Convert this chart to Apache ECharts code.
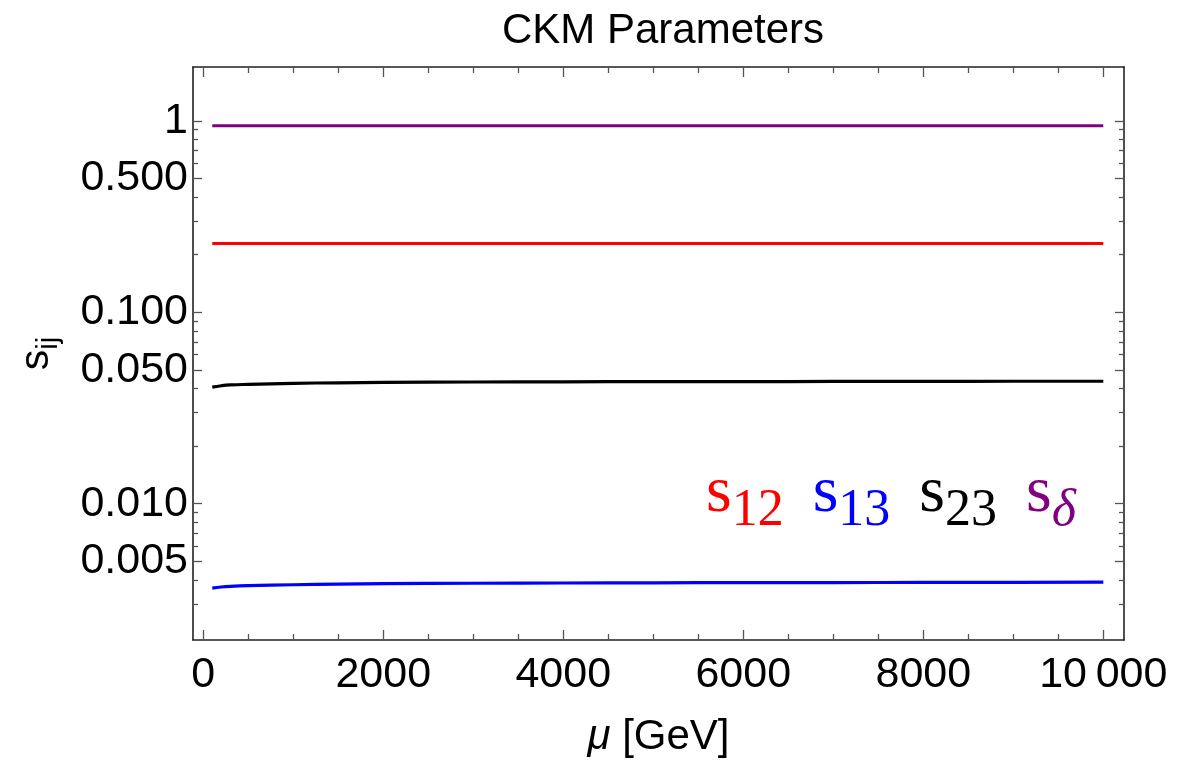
<!DOCTYPE html>
<html>
<head>
<meta charset="utf-8">
<script src="https://cdn.jsdelivr.net/npm/echarts@6/dist/echarts.min.js"></script>
<style>
html,body{margin:0;padding:0;background:#fff;}
#chart{width:1188px;height:763px;}
</style>
</head>
<body>
<div id="chart"></div>
<script>
// ---- data ----
const mu = [100, 200, 300, 500, 1000, 1500, 2000, 3000, 4000, 5000, 6000, 7000, 8000, 9000, 10000];
const s12 = [0.2286, 0.2286, 0.2286, 0.2286, 0.2286, 0.2286, 0.2286, 0.2286, 0.2286, 0.2286, 0.2286, 0.2286, 0.2286, 0.2286, 0.2286];
const s13 = [0.00362, 0.00367, 0.00370, 0.00373, 0.00377, 0.00380, 0.00382, 0.00384, 0.00385, 0.00386, 0.00387, 0.00387, 0.00388, 0.00388, 0.00389];
const s23 = [0.0406, 0.0413, 0.0417, 0.0420, 0.0425, 0.0428, 0.0430, 0.0432, 0.0433, 0.0434, 0.0434, 0.0435, 0.0435, 0.0436, 0.0436];
const sDelta = [0.942, 0.942, 0.942, 0.942, 0.942, 0.942, 0.942, 0.942, 0.942, 0.942, 0.942, 0.942, 0.942, 0.942, 0.942];

const seriesNames = ['s12', 's13', 's23', 'sδ'];
const seriesColors = ['#ff0000', '#0000ff', '#000000', '#800080'];

const xMajorTicks = [0, 2000, 4000, 6000, 8000, 10000];
const xTickLabels = ['0', '2000', '4000', '6000', '8000', '10\u2009000'];
const xMinorTicks = [500, 1000, 1500, 2500, 3000, 3500, 4500, 5000, 5500, 6500, 7000, 7500, 8500, 9000, 9500];

const yMajorTicks = [0.005, 0.01, 0.05, 0.1, 0.5, 1];
const yTickLabels = ['0.005', '0.010', '0.050', '0.100', '0.500', '1'];
const yMinorTicks = [0.003, 0.004, 0.006, 0.007, 0.008, 0.009, 0.02, 0.03, 0.04, 0.06, 0.07, 0.08, 0.09, 0.2, 0.3, 0.4, 0.6, 0.7, 0.8, 0.9];

const xMin = -114, xMax = 10230;
const yMin = 0.00194, yMax = 1.91;

// ---- chart ----
const chart = echarts.init(document.getElementById('chart'), null, {renderer: 'canvas'});
const FONT = '"Liberation Sans", Arial, sans-serif';
const SERIF = '"Liberation Serif", "Times New Roman", serif';
const frameColor = '#222222';
const tickColor = '#555555';
const TICKFONT = 43;

const L = Math.log10;
function pairs(ys){ return mu.map((m, i) => [m, ys[i]]); }

function xAxisDef(pos, ticks, len, showLabel, showLine){
  return {
    type: 'value', position: pos, min: xMin, max: xMax,
    splitLine: {show: false},
    axisLine: {show: showLine, onZero: false, lineStyle: {color: frameColor, width: 1.6}},
    axisTick: {show: true, inside: true, length: len, customValues: ticks, lineStyle: {color: tickColor, width: 1.3}},
    axisLabel: showLabel ? {
      show: true, customValues: xMajorTicks, margin: 14,
      fontFamily: FONT, fontSize: TICKFONT, color: '#000',
      formatter: v => xTickLabels[xMajorTicks.indexOf(v)]
    } : {show: false}
  };
}
function yAxisDef(pos, ticks, len, showLabel){
  return {
    type: 'value', position: pos, min: L(yMin), max: L(yMax),
    splitLine: {show: false},
    axisLine: {show: false, onZero: false},
    axisTick: {show: true, inside: true, length: len, customValues: ticks.map(L), lineStyle: {color: tickColor, width: 1.3}},
    axisLabel: showLabel ? {
      show: true, customValues: yMajorTicks.map(L), margin: 5,
      fontFamily: FONT, fontSize: TICKFONT, color: '#000',
      padding: [4, 0, 0, 0],
      formatter: v => {
        const i = yMajorTicks.findIndex(t => Math.abs(L(t) - v) < 1e-6);
        return i >= 0 ? yTickLabels[i] : '';
      }
    } : {show: false}
  };
}

const legendRich = {
  s: {fontFamily: SERIF, fontSize: 66, verticalAlign: 'bottom', lineHeight: 66, padding: [0, 0, 10, 0]},
  n: {fontFamily: SERIF, fontSize: 52, verticalAlign: 'bottom', lineHeight: 52},
  d: {fontFamily: SERIF, fontSize: 52, fontStyle: 'italic', verticalAlign: 'bottom', lineHeight: 52}
};
const legendText = {'s12': '{s|s}{n|12}', 's13': '{s|s}{n|13}', 's23': '{s|s}{n|23}', 'sδ': '{s|s}{d|δ}'};

const option = {
  backgroundColor: '#ffffff',
  animation: false,
  title: {
    text: 'CKM Parameters', left: 658, top: 5, textAlign: 'center',
    textStyle: {fontFamily: FONT, fontSize: 42, fontWeight: 'normal', color: '#000'}
  },
  legend: {
    left: 696, top: 456, orient: 'horizontal',
    itemWidth: 0, itemHeight: 0, itemGap: 24,
    icon: 'rect',
    selectedMode: false,
    data: seriesNames.map((n, i) => ({name: n, textStyle: {color: seriesColors[i]}})),
    formatter: n => legendText[n],
    textStyle: {rich: legendRich}
  },
  grid: {left: 193, right: 64, top: 67, bottom: 120, containLabel: false},
  xAxis: [
    Object.assign(xAxisDef('bottom', xMajorTicks, 10, true, true), {
      name: '{i|μ} [GeV]', nameLocation: 'middle', nameGap: 76,
      nameTextStyle: {fontFamily: FONT, fontSize: 42, color: '#000', rich: {i: {fontFamily: FONT, fontSize: 42, fontStyle: 'italic', color: '#000'}}}
    }),
    xAxisDef('bottom', xMinorTicks, 6, false, false),
    xAxisDef('top', xMajorTicks, 10, false, true),
    xAxisDef('top', xMinorTicks, 6, false, false)
  ],
  yAxis: [
    {
      type: 'log', position: 'left', min: yMin, max: yMax, logBase: 10,
      splitLine: {show: false}, axisTick: {show: false}, axisLabel: {show: false},
      axisLine: {show: true, onZero: false, lineStyle: {color: frameColor, width: 1.6}},
      name: '{a|s}{b|ij}', nameLocation: 'middle', nameGap: 130, nameRotate: 90,
      nameTextStyle: {rich: {
        a: {fontFamily: FONT, fontSize: 41, color: '#000', verticalAlign: 'bottom', lineHeight: 41, padding: [0, 0, 6, 0]},
        b: {fontFamily: FONT, fontSize: 29, color: '#000', verticalAlign: 'bottom', lineHeight: 29}
      }}
    },
    {
      type: 'log', position: 'right', min: yMin, max: yMax, logBase: 10,
      splitLine: {show: false}, axisTick: {show: false}, axisLabel: {show: false},
      axisLine: {show: true, onZero: false, lineStyle: {color: frameColor, width: 1.6}}
    },
    yAxisDef('left', yMajorTicks, 9, true),
    yAxisDef('left', yMinorTicks, 5, false),
    yAxisDef('right', yMajorTicks, 9, false),
    yAxisDef('right', yMinorTicks, 5, false)
  ],
  series: [
    {name: 's12', type: 'line', data: pairs(s12)},
    {name: 's13', type: 'line', data: pairs(s13)},
    {name: 's23', type: 'line', data: pairs(s23)},
    {name: 'sδ', type: 'line', data: pairs(sDelta)}
  ].map((s, i) => Object.assign(s, {
    xAxisIndex: 0, yAxisIndex: 0, smooth: true, showSymbol: false, symbol: 'none',
    lineStyle: {color: seriesColors[i], width: 3.2}, itemStyle: {color: seriesColors[i]},
    emphasis: {disabled: true}
  }))
};
chart.setOption(option);
</script>
</body>
</html>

####################

**Task goal**: Make an exact copy of the listing above. Do not include the pictures.

**Completed exercise**:
Convert this chart to Apache ECharts code.
<!DOCTYPE html>
<html>
<head>
<meta charset="utf-8">
<script src="https://cdn.jsdelivr.net/npm/echarts@6/dist/echarts.min.js"></script>
<style>
html,body{margin:0;padding:0;background:#fff;}
#chart{width:1188px;height:763px;}
</style>
</head>
<body>
<div id="chart"></div>
<script>
// ---- data ----
const mu = [100, 200, 300, 500, 1000, 1500, 2000, 3000, 4000, 5000, 6000, 7000, 8000, 9000, 10000];
const s12 = [0.2286, 0.2286, 0.2286, 0.2286, 0.2286, 0.2286, 0.2286, 0.2286, 0.2286, 0.2286, 0.2286, 0.2286, 0.2286, 0.2286, 0.2286];
const s13 = [0.00362, 0.00367, 0.00370, 0.00373, 0.00377, 0.00380, 0.00382, 0.00384, 0.00385, 0.00386, 0.00387, 0.00387, 0.00388, 0.00388, 0.00389];
const s23 = [0.0406, 0.0413, 0.0417, 0.0420, 0.0425, 0.0428, 0.0430, 0.0432, 0.0433, 0.0434, 0.0434, 0.0435, 0.0435, 0.0436, 0.0436];
const sDelta = [0.942, 0.942, 0.942, 0.942, 0.942, 0.942, 0.942, 0.942, 0.942, 0.942, 0.942, 0.942, 0.942, 0.942, 0.942];

const seriesNames = ['s12', 's13', 's23', 'sδ'];
const seriesColors = ['#ff0000', '#0000ff', '#000000', '#800080'];

const xMajorTicks = [0, 2000, 4000, 6000, 8000, 10000];
const xTickLabels = ['0', '2000', '4000', '6000', '8000', '10\u2009000'];
const xMinorTicks = [500, 1000, 1500, 2500, 3000, 3500, 4500, 5000, 5500, 6500, 7000, 7500, 8500, 9000, 9500];

const yMajorTicks = [0.005, 0.01, 0.05, 0.1, 0.5, 1];
const yTickLabels = ['0.005', '0.010', '0.050', '0.100', '0.500', '1'];
const yMinorTicks = [0.003, 0.004, 0.006, 0.007, 0.008, 0.009, 0.02, 0.03, 0.04, 0.06, 0.07, 0.08, 0.09, 0.2, 0.3, 0.4, 0.6, 0.7, 0.8, 0.9];

const xMin = -114, xMax = 10230;
const yMin = 0.00194, yMax = 1.91;

// ---- chart ----
const chart = echarts.init(document.getElementById('chart'), null, {renderer: 'canvas'});
const FONT = '"Liberation Sans", Arial, sans-serif';
const SERIF = '"Liberation Serif", "Times New Roman", serif';
const frameColor = '#222222';
const tickColor = '#555555';
const TICKFONT = 43;

const L = Math.log10;
function pairs(ys){ return mu.map((m, i) => [m, ys[i]]); }

function xAxisDef(pos, ticks, len, showLabel, showLine){
  return {
    type: 'value', position: pos, min: xMin, max: xMax,
    splitLine: {show: false},
    axisLine: {show: showLine, onZero: false, lineStyle: {color: frameColor, width: 1.6}},
    axisTick: {show: true, inside: true, length: len, customValues: ticks, lineStyle: {color: tickColor, width: 1.3}},
    axisLabel: showLabel ? {
      show: true, customValues: xMajorTicks, margin: 14,
      fontFamily: FONT, fontSize: TICKFONT, color: '#000',
      formatter: v => xTickLabels[xMajorTicks.indexOf(v)]
    } : {show: false}
  };
}
function yAxisDef(pos, ticks, len, showLabel){
  return {
    type: 'value', position: pos, min: L(yMin), max: L(yMax),
    splitLine: {show: false},
    axisLine: {show: false, onZero: false},
    axisTick: {show: true, inside: true, length: len, customValues: ticks.map(L), lineStyle: {color: tickColor, width: 1.3}},
    axisLabel: showLabel ? {
      show: true, customValues: yMajorTicks.map(L), margin: 5,
      fontFamily: FONT, fontSize: TICKFONT, color: '#000',
      padding: [4, 0, 0, 0],
      formatter: v => {
        const i = yMajorTicks.findIndex(t => Math.abs(L(t) - v) < 1e-6);
        return i >= 0 ? yTickLabels[i] : '';
      }
    } : {show: false}
  };
}

const legendRich = {
  s: {fontFamily: SERIF, fontSize: 66, verticalAlign: 'bottom', lineHeight: 66, padding: [0, 0, 10, 0]},
  n: {fontFamily: SERIF, fontSize: 52, verticalAlign: 'bottom', lineHeight: 52},
  d: {fontFamily: SERIF, fontSize: 52, fontStyle: 'italic', verticalAlign: 'bottom', lineHeight: 52}
};
const legendText = {'s12': '{s|s}{n|12}', 's13': '{s|s}{n|13}', 's23': '{s|s}{n|23}', 'sδ': '{s|s}{d|δ}'};

const option = {
  backgroundColor: '#ffffff',
  animation: false,
  title: {
    text: 'CKM Parameters', left: 658, top: 5, textAlign: 'center',
    textStyle: {fontFamily: FONT, fontSize: 42, fontWeight: 'normal', color: '#000'}
  },
  legend: {
    left: 696, top: 456, orient: 'horizontal',
    itemWidth: 0, itemHeight: 0, itemGap: 24,
    icon: 'rect',
    selectedMode: false,
    data: seriesNames.map((n, i) => ({name: n, textStyle: {color: seriesColors[i]}})),
    formatter: n => legendText[n],
    textStyle: {rich: legendRich}
  },
  grid: {left: 193, right: 64, top: 67, bottom: 120, containLabel: false},
  xAxis: [
    Object.assign(xAxisDef('bottom', xMajorTicks, 10, true, true), {
      name: '{i|μ} [GeV]', nameLocation: 'middle', nameGap: 76,
      nameTextStyle: {fontFamily: FONT, fontSize: 42, color: '#000', rich: {i: {fontFamily: FONT, fontSize: 42, fontStyle: 'italic', color: '#000'}}}
    }),
    xAxisDef('bottom', xMinorTicks, 6, false, false),
    xAxisDef('top', xMajorTicks, 10, false, true),
    xAxisDef('top', xMinorTicks, 6, false, false)
  ],
  yAxis: [
    {
      type: 'log', position: 'left', min: yMin, max: yMax, logBase: 10,
      splitLine: {show: false}, axisTick: {show: false}, axisLabel: {show: false},
      axisLine: {show: true, onZero: false, lineStyle: {color: frameColor, width: 1.6}},
      name: '{a|s}{b|ij}', nameLocation: 'middle', nameGap: 130, nameRotate: 90,
      nameTextStyle: {rich: {
        a: {fontFamily: FONT, fontSize: 41, color: '#000', verticalAlign: 'bottom', lineHeight: 41, padding: [0, 0, 6, 0]},
        b: {fontFamily: FONT, fontSize: 29, color: '#000', verticalAlign: 'bottom', lineHeight: 29}
      }}
    },
    {
      type: 'log', position: 'right', min: yMin, max: yMax, logBase: 10,
      splitLine: {show: false}, axisTick: {show: false}, axisLabel: {show: false},
      axisLine: {show: true, onZero: false, lineStyle: {color: frameColor, width: 1.6}}
    },
    yAxisDef('left', yMajorTicks, 9, true),
    yAxisDef('left', yMinorTicks, 5, false),
    yAxisDef('right', yMajorTicks, 9, false),
    yAxisDef('right', yMinorTicks, 5, false)
  ],
  series: [
    {name: 's12', type: 'line', data: pairs(s12)},
    {name: 's13', type: 'line', data: pairs(s13)},
    {name: 's23', type: 'line', data: pairs(s23)},
    {name: 'sδ', type: 'line', data: pairs(sDelta)}
  ].map((s, i) => Object.assign(s, {
    xAxisIndex: 0, yAxisIndex: 0, smooth: true, showSymbol: false, symbol: 'none',
    lineStyle: {color: seriesColors[i], width: 3.2}, itemStyle: {color: seriesColors[i]},
    emphasis: {disabled: true}
  }))
};
chart.setOption(option);
</script>
</body>
</html>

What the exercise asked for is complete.